Rusia, Dios y la muerte. Con todas sus posibles variantes, estos son los tres ejes sobre los que gira, sin excepción, el pensamiento ruso. La literatura que ha leído todo habitante del espacio soviético —y también quienes crecimos en su resaca— nos ha preparado, de forma casi orgánica, para enfrentar cualquier catástrofe. Pero ese mismo romanticismo inducido nos vuelve profundamente vulnerables ante la incomprensión ajena.

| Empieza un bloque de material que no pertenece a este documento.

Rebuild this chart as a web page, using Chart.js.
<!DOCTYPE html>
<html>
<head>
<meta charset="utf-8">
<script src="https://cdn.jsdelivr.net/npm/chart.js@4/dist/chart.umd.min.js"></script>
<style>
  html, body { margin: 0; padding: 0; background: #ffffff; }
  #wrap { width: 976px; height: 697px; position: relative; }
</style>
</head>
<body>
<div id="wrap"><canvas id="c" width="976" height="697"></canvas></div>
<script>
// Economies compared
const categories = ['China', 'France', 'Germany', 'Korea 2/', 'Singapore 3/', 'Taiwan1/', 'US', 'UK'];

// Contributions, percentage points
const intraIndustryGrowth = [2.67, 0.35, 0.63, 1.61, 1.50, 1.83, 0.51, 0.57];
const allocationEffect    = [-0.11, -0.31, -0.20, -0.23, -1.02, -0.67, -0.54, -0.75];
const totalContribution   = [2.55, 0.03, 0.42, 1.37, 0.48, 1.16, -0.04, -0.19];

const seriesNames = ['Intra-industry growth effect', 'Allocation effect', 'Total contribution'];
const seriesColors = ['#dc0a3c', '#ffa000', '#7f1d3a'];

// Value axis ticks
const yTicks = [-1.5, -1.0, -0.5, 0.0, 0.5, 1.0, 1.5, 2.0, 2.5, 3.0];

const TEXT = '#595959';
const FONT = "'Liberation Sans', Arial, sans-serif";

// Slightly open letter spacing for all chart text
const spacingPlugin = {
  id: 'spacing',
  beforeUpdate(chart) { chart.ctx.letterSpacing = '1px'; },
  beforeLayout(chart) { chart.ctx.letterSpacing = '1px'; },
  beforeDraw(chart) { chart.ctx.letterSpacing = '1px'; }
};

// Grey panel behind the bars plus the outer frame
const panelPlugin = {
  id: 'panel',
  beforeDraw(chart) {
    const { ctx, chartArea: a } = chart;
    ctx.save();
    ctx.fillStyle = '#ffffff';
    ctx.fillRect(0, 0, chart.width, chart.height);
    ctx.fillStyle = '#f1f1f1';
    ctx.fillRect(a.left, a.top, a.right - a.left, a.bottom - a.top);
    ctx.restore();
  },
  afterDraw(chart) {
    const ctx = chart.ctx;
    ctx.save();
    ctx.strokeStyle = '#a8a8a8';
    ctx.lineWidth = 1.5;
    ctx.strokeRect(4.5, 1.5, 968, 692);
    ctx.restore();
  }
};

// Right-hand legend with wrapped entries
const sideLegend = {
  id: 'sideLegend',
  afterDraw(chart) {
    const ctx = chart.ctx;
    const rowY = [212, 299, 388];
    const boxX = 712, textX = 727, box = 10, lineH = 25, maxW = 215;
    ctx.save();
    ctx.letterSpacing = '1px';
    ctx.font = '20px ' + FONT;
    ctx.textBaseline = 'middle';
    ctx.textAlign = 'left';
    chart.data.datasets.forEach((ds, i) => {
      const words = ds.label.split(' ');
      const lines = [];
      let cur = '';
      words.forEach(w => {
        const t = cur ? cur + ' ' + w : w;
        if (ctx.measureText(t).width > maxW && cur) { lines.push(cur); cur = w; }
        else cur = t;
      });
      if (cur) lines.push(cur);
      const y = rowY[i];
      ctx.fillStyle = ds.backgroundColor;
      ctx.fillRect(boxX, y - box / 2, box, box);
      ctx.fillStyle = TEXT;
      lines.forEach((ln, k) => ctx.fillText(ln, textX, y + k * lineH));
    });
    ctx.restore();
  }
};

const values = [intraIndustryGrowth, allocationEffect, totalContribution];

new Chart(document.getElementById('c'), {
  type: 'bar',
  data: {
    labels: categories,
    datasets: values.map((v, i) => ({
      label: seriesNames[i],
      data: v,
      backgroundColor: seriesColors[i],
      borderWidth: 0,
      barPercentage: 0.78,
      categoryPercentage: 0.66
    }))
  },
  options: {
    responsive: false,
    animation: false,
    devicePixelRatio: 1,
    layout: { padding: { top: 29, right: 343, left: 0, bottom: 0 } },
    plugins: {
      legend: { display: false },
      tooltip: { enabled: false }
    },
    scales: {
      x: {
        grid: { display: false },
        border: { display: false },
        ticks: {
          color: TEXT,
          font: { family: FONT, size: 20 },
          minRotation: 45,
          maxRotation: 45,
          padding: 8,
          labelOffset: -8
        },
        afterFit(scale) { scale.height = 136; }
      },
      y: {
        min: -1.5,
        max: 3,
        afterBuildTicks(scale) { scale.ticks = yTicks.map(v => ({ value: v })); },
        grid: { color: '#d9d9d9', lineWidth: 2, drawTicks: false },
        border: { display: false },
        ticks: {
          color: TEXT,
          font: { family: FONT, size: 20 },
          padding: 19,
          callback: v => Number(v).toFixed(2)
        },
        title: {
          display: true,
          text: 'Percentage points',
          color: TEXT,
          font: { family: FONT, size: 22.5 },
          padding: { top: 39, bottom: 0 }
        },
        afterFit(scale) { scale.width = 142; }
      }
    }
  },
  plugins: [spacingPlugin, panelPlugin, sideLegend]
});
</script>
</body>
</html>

Los derechos que el imaginario occidental cree que anhelamos recuperar resultan, en comparación, insignificantes frente a la pregunta esencial que nos atraviesa: ¿Estará Dios de nuestro lado? ¿Está? ¿Existe, siquiera?

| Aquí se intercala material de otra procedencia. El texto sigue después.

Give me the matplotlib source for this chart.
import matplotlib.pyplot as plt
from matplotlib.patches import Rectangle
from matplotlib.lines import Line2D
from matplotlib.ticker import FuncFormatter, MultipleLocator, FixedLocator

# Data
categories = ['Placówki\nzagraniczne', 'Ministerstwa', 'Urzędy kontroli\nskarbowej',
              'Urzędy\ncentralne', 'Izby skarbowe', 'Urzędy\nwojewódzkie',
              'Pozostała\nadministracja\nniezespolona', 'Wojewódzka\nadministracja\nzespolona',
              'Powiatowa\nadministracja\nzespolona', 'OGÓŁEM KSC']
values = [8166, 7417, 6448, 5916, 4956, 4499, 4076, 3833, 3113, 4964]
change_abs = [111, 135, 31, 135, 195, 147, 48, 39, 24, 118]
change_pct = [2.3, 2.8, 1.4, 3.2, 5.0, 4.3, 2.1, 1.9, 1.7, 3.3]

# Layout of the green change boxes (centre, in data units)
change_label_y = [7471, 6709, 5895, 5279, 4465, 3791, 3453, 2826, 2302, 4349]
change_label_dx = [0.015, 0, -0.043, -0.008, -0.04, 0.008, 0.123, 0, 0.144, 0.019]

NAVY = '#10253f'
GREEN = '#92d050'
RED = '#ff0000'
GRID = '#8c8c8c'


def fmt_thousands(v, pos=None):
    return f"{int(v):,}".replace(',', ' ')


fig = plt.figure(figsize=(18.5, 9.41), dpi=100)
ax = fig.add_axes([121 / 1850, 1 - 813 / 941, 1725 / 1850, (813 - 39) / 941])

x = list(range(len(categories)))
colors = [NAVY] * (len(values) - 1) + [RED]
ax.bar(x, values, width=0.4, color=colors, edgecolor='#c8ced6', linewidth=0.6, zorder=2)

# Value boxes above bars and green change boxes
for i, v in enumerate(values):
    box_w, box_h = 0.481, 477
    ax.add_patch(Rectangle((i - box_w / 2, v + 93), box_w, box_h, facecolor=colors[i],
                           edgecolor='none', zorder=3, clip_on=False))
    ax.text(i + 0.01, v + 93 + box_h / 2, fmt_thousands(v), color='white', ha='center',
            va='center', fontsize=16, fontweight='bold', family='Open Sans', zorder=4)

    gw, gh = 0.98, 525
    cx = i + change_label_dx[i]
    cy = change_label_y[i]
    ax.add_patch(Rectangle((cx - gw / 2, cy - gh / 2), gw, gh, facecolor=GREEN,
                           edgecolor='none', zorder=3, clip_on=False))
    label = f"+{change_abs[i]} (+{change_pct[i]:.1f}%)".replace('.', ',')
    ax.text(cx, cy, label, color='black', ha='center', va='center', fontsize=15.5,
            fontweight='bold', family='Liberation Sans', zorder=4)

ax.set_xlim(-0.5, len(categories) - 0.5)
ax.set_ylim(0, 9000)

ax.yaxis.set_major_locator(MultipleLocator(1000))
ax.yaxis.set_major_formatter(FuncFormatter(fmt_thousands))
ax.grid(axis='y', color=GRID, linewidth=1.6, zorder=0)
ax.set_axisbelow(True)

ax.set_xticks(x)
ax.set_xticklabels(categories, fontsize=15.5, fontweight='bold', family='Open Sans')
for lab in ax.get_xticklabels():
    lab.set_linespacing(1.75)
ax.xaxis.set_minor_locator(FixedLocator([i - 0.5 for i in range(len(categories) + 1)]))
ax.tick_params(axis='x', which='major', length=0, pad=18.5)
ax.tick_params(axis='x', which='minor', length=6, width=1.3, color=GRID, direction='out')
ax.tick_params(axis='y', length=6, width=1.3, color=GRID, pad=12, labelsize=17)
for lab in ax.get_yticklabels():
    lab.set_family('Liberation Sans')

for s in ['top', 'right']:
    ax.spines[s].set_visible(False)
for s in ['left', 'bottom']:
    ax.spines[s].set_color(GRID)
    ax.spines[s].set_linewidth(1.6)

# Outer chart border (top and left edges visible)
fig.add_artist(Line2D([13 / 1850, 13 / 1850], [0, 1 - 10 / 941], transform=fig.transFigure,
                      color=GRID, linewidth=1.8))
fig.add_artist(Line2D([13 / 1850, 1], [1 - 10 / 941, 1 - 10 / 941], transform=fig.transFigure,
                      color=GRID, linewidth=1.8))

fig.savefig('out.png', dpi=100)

Personas, educadas en la idea de que la única salida al amor puede ser lanzarse bajo un tren o morir en duelo con un francés, empezaron a ser realmente vistas recién hacia el final del siglo pasado. Una conciencia infantil, entrenada en el idealismo, se topó con instituciones que ya habían abrazado una religión extrema y floreciente: la acumulación de riqueza como dogma absoluto.
Así, esta historia de desamor que es también nuestra entrada al mercado global exige, en paralelo, lidiar con las consecuencias territoriales devastadoras dejadas por aquellos que antes comenzaron a coquetear con ese mundo tan seductor como vacío en sus promesas.
Incluso antes del fin formal de la guerra en Chechenia —que en los años 2000 se llevó a miles de soldados apenas adolescentes y dejó a la población civil traumatizada por atentados deshumanizados—, ya se intentaba poner un límite a esa relación desigual. La advertencia se manifestó con claridad en el discurso de Vladimir Putin en la Conferencia de Seguridad de Múnich, en 2007.
Y aunque ciertos altos funcionarios lograron descifrar las reglas del juego global al que debían adaptarse, la sociedad del ex espacio soviético continúa aferrada, en el fondo, a un idealismo radical. La fantasía de ser vistos —y reconocidos— derrumba cualquier intento de racionalidad frente a una realidad que no deja de humillarnos.
La fe ciega en los Acuerdos de Minsk, firmados tras Crimea en 2014, nos condujo al abismo que nadie quiso mirar de frente en los años noventa: una seducción sin promesa, un cortejo sin intención.
Hoy el mundo observa, expectante, cómo un supuesto líder “más amigo” intenta poner fin a un conflicto que pocos comprenden, pero que, por alguna razón, todos eligieron sentir.
Y del lado ruso, paradójicamente, aparece un nuevo interlocutor, Kirill Dmitriev: un financista casi ajeno, nacido en Kiev, criado en Estados Unidos, encargado del diálogo con aquel que fue, hasta ayer, el enemigo. Ojalá su elección se deba a que no leyó demasiada poesía de niño.
Lo verdaderamente temible no es lo que ellos vayan a acordar, sino la liviandad con la que el pueblo ruso estaría dispuesto a aceptar cualquier gesto como prueba de ese amor que, durante décadas, hemos intentado provocar en el otro.
Porque los rusos, cuando nos preguntan “How do you do?”, creemos sin dudar que sinceramente quieren saber la respuesta.